- Problem statement
Pictures are to be left out. Copy exactly the lines from the one containing "Generate a Python" to the one containing "ax.set_yticks(np.arange(0, 8000001, 1000000))", both ends kept.

- Material provided

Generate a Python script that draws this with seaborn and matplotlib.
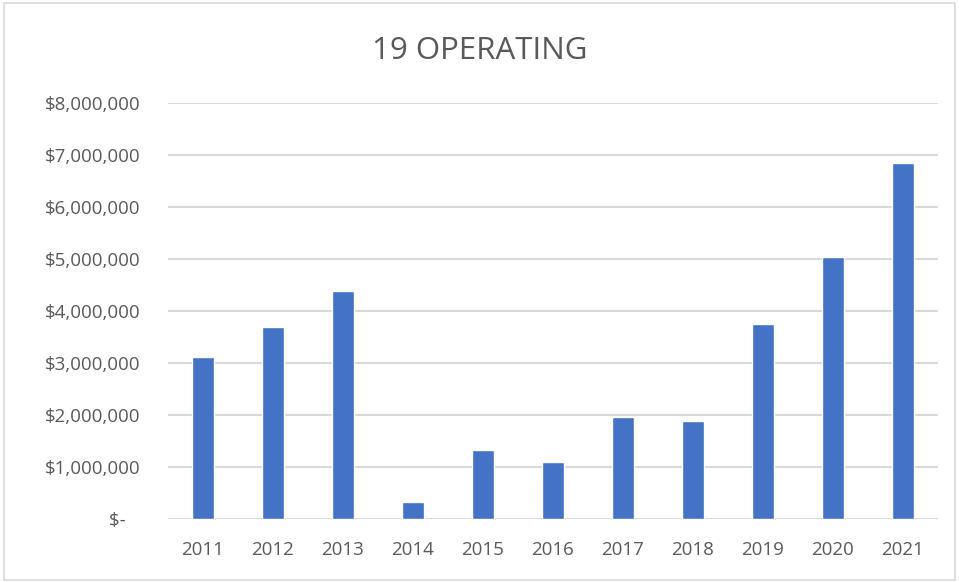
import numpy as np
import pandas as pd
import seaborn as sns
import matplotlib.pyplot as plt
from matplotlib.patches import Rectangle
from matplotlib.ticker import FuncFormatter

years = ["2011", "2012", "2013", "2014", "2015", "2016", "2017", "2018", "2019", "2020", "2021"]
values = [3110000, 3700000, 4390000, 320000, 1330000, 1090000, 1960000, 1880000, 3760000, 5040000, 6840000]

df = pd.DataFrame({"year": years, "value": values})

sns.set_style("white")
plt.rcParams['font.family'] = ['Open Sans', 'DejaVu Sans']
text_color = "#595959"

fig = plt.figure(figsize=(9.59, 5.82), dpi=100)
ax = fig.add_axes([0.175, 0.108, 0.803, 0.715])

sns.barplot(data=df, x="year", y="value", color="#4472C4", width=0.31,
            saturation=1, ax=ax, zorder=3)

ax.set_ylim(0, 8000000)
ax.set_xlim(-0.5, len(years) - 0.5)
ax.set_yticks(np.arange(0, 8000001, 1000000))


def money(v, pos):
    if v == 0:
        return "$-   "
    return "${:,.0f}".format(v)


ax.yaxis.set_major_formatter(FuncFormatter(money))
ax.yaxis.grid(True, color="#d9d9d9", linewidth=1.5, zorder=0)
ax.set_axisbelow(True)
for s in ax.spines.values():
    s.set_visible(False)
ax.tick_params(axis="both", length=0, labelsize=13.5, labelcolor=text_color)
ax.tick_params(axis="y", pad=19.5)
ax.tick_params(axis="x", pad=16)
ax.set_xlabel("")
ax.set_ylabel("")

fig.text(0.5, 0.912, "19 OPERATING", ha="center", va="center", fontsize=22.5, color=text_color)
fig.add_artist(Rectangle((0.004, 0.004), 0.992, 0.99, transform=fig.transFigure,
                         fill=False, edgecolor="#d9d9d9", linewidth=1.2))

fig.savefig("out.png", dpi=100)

...

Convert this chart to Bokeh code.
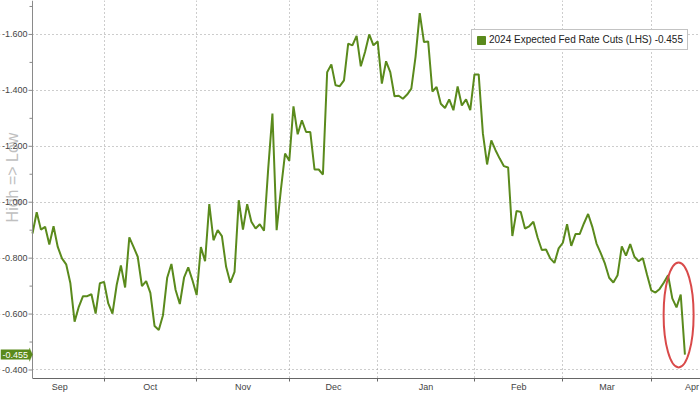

- Exercise answer
Generate a Python script that draws this with seaborn and matplotlib.
import numpy as np
import pandas as pd
import seaborn as sns
import matplotlib.pyplot as plt
from matplotlib.patches import Rectangle
from matplotlib.ticker import FuncFormatter

years = ["2011", "2012", "2013", "2014", "2015", "2016", "2017", "2018", "2019", "2020", "2021"]
values = [3110000, 3700000, 4390000, 320000, 1330000, 1090000, 1960000, 1880000, 3760000, 5040000, 6840000]

df = pd.DataFrame({"year": years, "value": values})

sns.set_style("white")
plt.rcParams['font.family'] = ['Open Sans', 'DejaVu Sans']
text_color = "#595959"

fig = plt.figure(figsize=(9.59, 5.82), dpi=100)
ax = fig.add_axes([0.175, 0.108, 0.803, 0.715])

sns.barplot(data=df, x="year", y="value", color="#4472C4", width=0.31,
            saturation=1, ax=ax, zorder=3)

ax.set_ylim(0, 8000000)
ax.set_xlim(-0.5, len(years) - 0.5)
ax.set_yticks(np.arange(0, 8000001, 1000000))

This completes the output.